Is Your Data Safe? A Cybersecurity Expert’s Perspective

by Barry Waldman

For decades, security meant locking the doors and windows of your home, maybe turning on an alarm system, keeping your banking information and credit cards away from strangers, and placing your personal papers and passport in a safe.

Today, you have hundreds of doors and windows into your life, and your banking, credit card, passport and other personal information are housed in databases you don’t own or control. You can take steps to secure it all, but there are thousands of malicious actors from all over the world employing sophisticated tools to hijack your data and profit from it.

Or just ruin your life.

And there is only so much you can do about it.

That’s the sobering conclusion, the more you know about cybersecurity.

Dr. Shankar Banik, a professor in the Department of Cyber and Computer Sciences, NSA/DHS CAE-CDE program director and co-director of the Center for Cyber, Intelligence, and Security Studies at The Citadel, says cybersecurity is a problem that is managed, not solved. You can take precautions to minimize your vulnerability, but as recent high-profile attacks on the state of South Carolina, Target, Facebook, Twitter, Marriott Hotels and many, many other organizations demonstrate, no one’s information is totally safe.

Cybersecurity at the Lowcountry Graduate Center
Dr. Banik teaches a cybersecurity course as part of the MS in Project Management at The Citadel. Students in the course use hands-on techniques in a closed environment to learn how to detect and counteract cyberattacks.

Dr. Banik teaches a cybersecurity course as part of the MS in Computer and Information Sciences (jointly offered by The Citadel and College of Charleston).

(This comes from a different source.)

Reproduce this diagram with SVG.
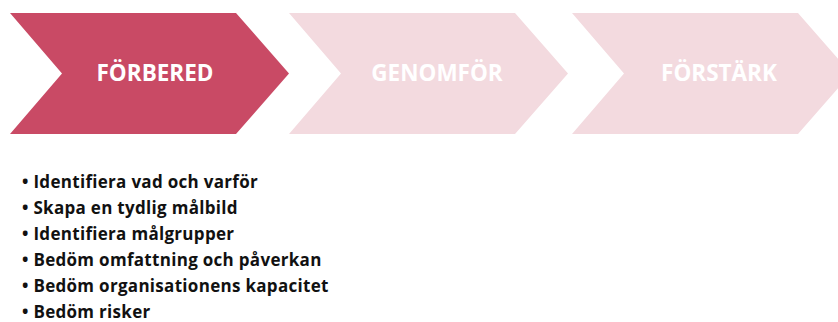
<svg xmlns="http://www.w3.org/2000/svg" width="838" height="322" viewBox="0 0 838 322">
<style>
.act{fill:#C94A65}
.inact{fill:#F3DADF}
.lbl{font-family:"Open Sans","Liberation Sans",sans-serif;font-weight:bold;font-size:22.5px;fill:#FFFFFF;text-anchor:middle}
.bul{font-family:"Open Sans","Liberation Sans",sans-serif;font-weight:bold;font-size:17px;letter-spacing:0.3px;fill:#111111}
</style>
<rect width="838" height="322" fill="#FFFFFF"/>
<g id="step-forbered">
<polygon class="act" points="10,13 236,13 289,73.5 236,134 10,134 62,73.5"/>
<text class="lbl" x="155" y="81">FÖRBERED</text>
</g>
<g id="step-genomfor">
<polygon class="inact" points="289,13 515,13 568,73.5 515,134 289,134 341,73.5"/>
<text class="lbl" x="437" y="81">GENOMFÖR</text>
</g>
<g id="step-forstark">
<polygon class="inact" points="572,13 798,13 851,73.5 798,134 572,134 624,73.5"/>
<text class="lbl" x="719" y="81">FÖRSTÄRK</text>
</g>
<g id="connectors"></g>
<g id="bullets">
<text class="bul" x="22" y="188">• Identifiera vad och varför</text>
<text class="bul" x="22" y="214">• Skapa en tydlig målbild</text>
<text class="bul" x="22" y="240">• Identifiera målgrupper</text>
<text class="bul" x="22" y="266">• Bedöm omfattning och påverkan</text>
<text class="bul" x="22" y="292">• Bedöm organisationens kapacitet</text>
<text class="bul" x="22" y="318">• Bedöm risker</text>
</g>
</svg>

Students in the course use hands-on techniques in a closed environment to learn how to detect and prevent cyberattacks.

There are some actions he says we can all take to reduce our vulnerability to cyberattacks.

  • Use multiple passwords online.
  • Use complex passwords that include upper and lower case letters, numbers and symbols.
  • Only download apps and software from trusted providers.
  • Be wary of all emails and scrutinize the email address before opening.
  • Never open email attachments you aren’t sure about.
  • Don’t share sensitive personal information on social media.
  • Turn off the microphone on your smart speaker when you’re not talking to it. Otherwise it is constantly listening to everything said and done around it.

“The more online services you use in your daily life, the more vulnerable you are,” he says.

People Are the Weak Link

Cybersecurity analysts detect vulnerabilities in systems via a variety of tests. These include penetration-pressure testing to find weak points, inventorying all the devices in a network, and constantly scanning systems.

Once vulnerabilities are identified, they establish controls to strengthen the weak points, build firewalls to manage what comes into the network and conduct “system hardening” – ensuring software updates are all installed.

The greatest weakness in any network is beyond the control of cyber security experts – it’s the users. “Humans are the weakest link,” Dr. Banik says. “You can have all the most sophisticated software and hardware, you can have the best virus protection, but at the end of the day, all a hacker needs is one entry point into a network.”

Dr. Banik warns against opening those spearfishing emails that look like emails from friends and professional contacts. He says cybersecurity experts find themselves in the education business, teaching network users what he calls “cyber hygiene” — ways to avoid becoming some malicious hacker’s victim.

“We’re teaching it in middle school now because they’re already using the internet,” he says.

Dr. Banik teaches students the three pillars of network security — confidentiality, integrity and availability. That translates to keeping private information out of unauthorized hands, protecting the system from attack and keeping it running all the time. He says a big part of the course is showing the engineers he teaches how to write more secure code.

But even with all the protections, your information is going to get stolen from some organization with which you do business. The defenses keep getting more sophisticated, but so do the hackers.